EUROPE - Most hedge fund and private equity managers are unlikely to benefit from the passport provisions of the European Commission's Draft Directive on Alternative Investment Fund Managers (AIFM) before 2014, even though they will have to meet its requirements as soon as it becomes law.

The majority of hedge and private equity funds are domiciled in offshore centres such as the Cayman Islands or Bermuda, and these "third-country" funds will only enjoy the marketing rights conferred by the Directive three years after the directive comes into force.

Meanwhile, if their managers come under the scope of the Directive (which covers all managers of non-UCITS handling EUR100m or more, or EUR500m or more if they are un-leveraged, estimated to be 30% of all hedge fund managers), they will have to be authorised by and provide detailed information for their local finance regulator, as well as meeting minimum capital-adequacy requirements, which is at least EUR125,000, and, where portfolio value exceeds EUR250m, an additional 0.02% of the excess.

Kinetic Partners, a hedge fund regulatory consultancy, estimates the cost of compliance to the UK hedge fund industry to be £2-3bn in the first year and "several hundred million pounds annually thereafter".

"We can't help but be skeptical," said Julian Young, lead partner for the Ernst & Young European hedge funds practice.

"The proposed benefits of unencumbered cross-border marketing of funds is not sufficient to outweigh the burden of compliance, particularly when viewed in the context of the practical issues of cross-border marketing of UCITS funds."

Ben Blackett-Ord, CEO of UK-based financial services regulatory consultancy Bovill, also said: "The passport provisions potentially represent real progress. But it is not immediate."

The Directive proposes only funds domiciled in Europe will be eligible to be marketed across the EU by EU-authorised AIFM.

It "recognises that the management of offshore funds is an important feature of the hedge fund and private equity business models" and will provide a passport for third-country funds which "comply with stringent requirements on regulation, supervision and cooperation, including on tax matters", but sets aside a three-year period for the "necessary preparation and groundwork to make this a success".

"Whatever the type of fund, if it is located outside Europe it will not have the right to be marketed across Europe before the expiry of three years," said a senior official at the Commission involved in drafting the proposal.

"But there is a ‘stand-still' period during those three years allowing those Member States that already accept the marketing of third-country funds in their territory to continue to do so."

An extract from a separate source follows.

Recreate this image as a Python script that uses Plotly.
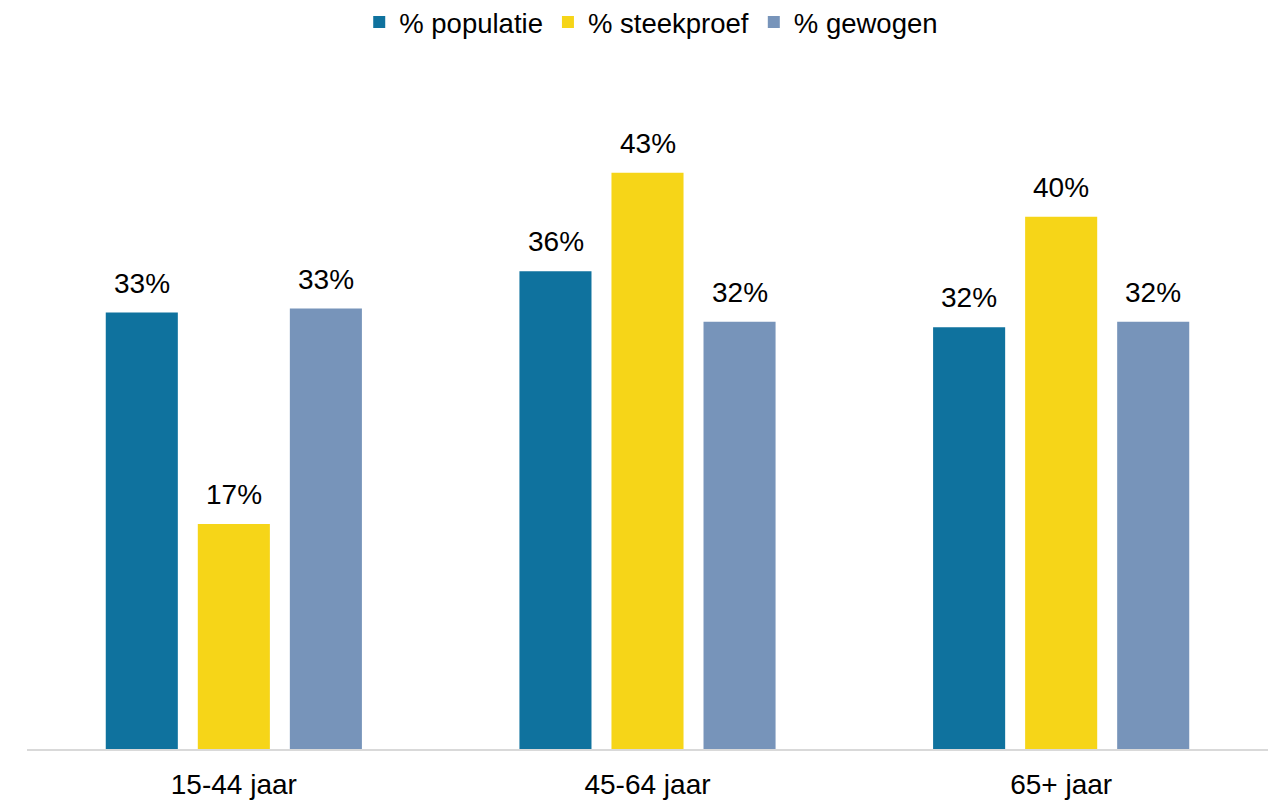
import plotly.graph_objects as go

categories = ["15-44 jaar", "45-64 jaar", "65+ jaar"]
series_names = ["% populatie", "% steekproef", "% gewogen"]
populatie = [32.8, 35.9, 31.7]
steekproef = [16.9, 43.3, 40.0]
gewogen = [33.1, 32.1, 32.1]
label_pop = ["33%", "36%", "32%"]
label_stk = ["17%", "43%", "40%"]
label_gew = ["33%", "32%", "32%"]

colors = ["#0F729E", "#F6D518", "#7794BA"]
values = [populatie, steekproef, gewogen]
labels = [label_pop, label_stk, label_gew]

FONT = "Liberation Sans, Arial, sans-serif"

fig = go.Figure()
for name, vals, col in zip(series_names, values, colors):
    fig.add_trace(go.Bar(x=categories, y=vals, name=name, marker_color=col,
                         marker_line_width=0, hoverinfo="skip"))

slot = 92
for i, (vals, labs) in enumerate(zip(values, labels)):
    for c, v, t in zip(categories, vals, labs):
        fig.add_annotation(x=c, y=v, text=t, showarrow=False, yanchor="bottom",
                           xshift=(i - 1) * slot, yshift=12,
                           font=dict(family=FONT, size=28, color="#000000"))

fig.update_layout(
    width=1268, height=800,
    margin=dict(l=27, r=0, t=57, b=51),
    plot_bgcolor="white", paper_bgcolor="white",
    barmode="group", bargap=0.3325, bargroupgap=0.217,
    font=dict(family=FONT, color="#000000"),
    legend=dict(orientation="h", x=0.503, xanchor="center", y=0.9725, yanchor="middle",
                yref="container", font=dict(family=FONT, size=27.5),
                itemwidth=30, traceorder="normal"),
    xaxis=dict(showline=True, linecolor="#D9D9D9", linewidth=2, showgrid=False,
               ticks="", tickfont=dict(family=FONT, size=28), fixedrange=True,
               ticklabelstandoff=9, automargin=False),
    yaxis=dict(range=[0, 52], visible=False, showgrid=False, zeroline=False,
               automargin=False),
    showlegend=True,
)

fig.write_html("out.html", config={"displayModeBar": False},
               post_script="document.body.style.margin='0';document.body.style.overflow='hidden';")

Even if the draft Directive gets approval from the European Parliament and European Council by the end of this year, the Commission does not think it will come into force before 2011 - which means offshore hedge funds and private equity funds would not benefit from the EU passport until at least 2014. Furthermore, it is not clear that a fund-of-funds, even if it is domiciled in the EU, can be marketed across the EU if its underlying investments include third-country funds or funds managed by non-EU authorised AIFMs.

"A fund-of-funds will be able to market across Europe only if it is investing in underlying funds whose marketing is also allowed in Europe," the official at the Commission confirmed.

A non-EU manager can opt-in under Article 39 of the draft Directive, subject to some conditions of equivalence, but according to Young "non-EU AIFMs face considerable challenges to conducting business within the European Community".

Representatives of the European pensions industry, including APG, the Shell Pension Fund and Spain's Inverco, had warned of the inefficacy of a non-global approach to hedge fund regulation in earlier consultations, as well as downplaying the systemic risk presented by AIFMs and emphasising the quality of their risk management provisions.

Roderick Munsters, current chief investment officer of APG, pointed out, for example, that more than half its hedge fund portfolio has little or no leverage.

"Apart from providing liquidity to financial markets, hedge funds also enhance diversification possibilities of institutional investors," said the European Federation for Retirement Provision (EFRP). "These advantages should in the opinion of EFRP not be put into jeopardy by over-regulation of the hedge fund industry."

The proposal has been met with anger from the alternative investment industry, with hedge fund managers complaining it overstates their systemic risks and private equity managers taking exception to the impracticality of requirements for independent valuations and to being grouped with hedge funds, because they present no systemic risk at all.

Responding to criticism, an official at the Commission said: "Systemically-relevant entities are indeed a big part of what we are trying to achieve with this Directive, but there are other risks that we want to tackle, as well: issues such as transparency into the activities of private equity businesses and investor-protection.

"But we also felt that it would be too difficult to define a hedge fund, because they have such diverse investment policies, and that any attempt to do so would make it too easy to circumvent the regulations. And we have tried to incorporate some differentiation into how the rules are applied to AIFMs using leverage or those with controlling interests in companies, for example," he continued.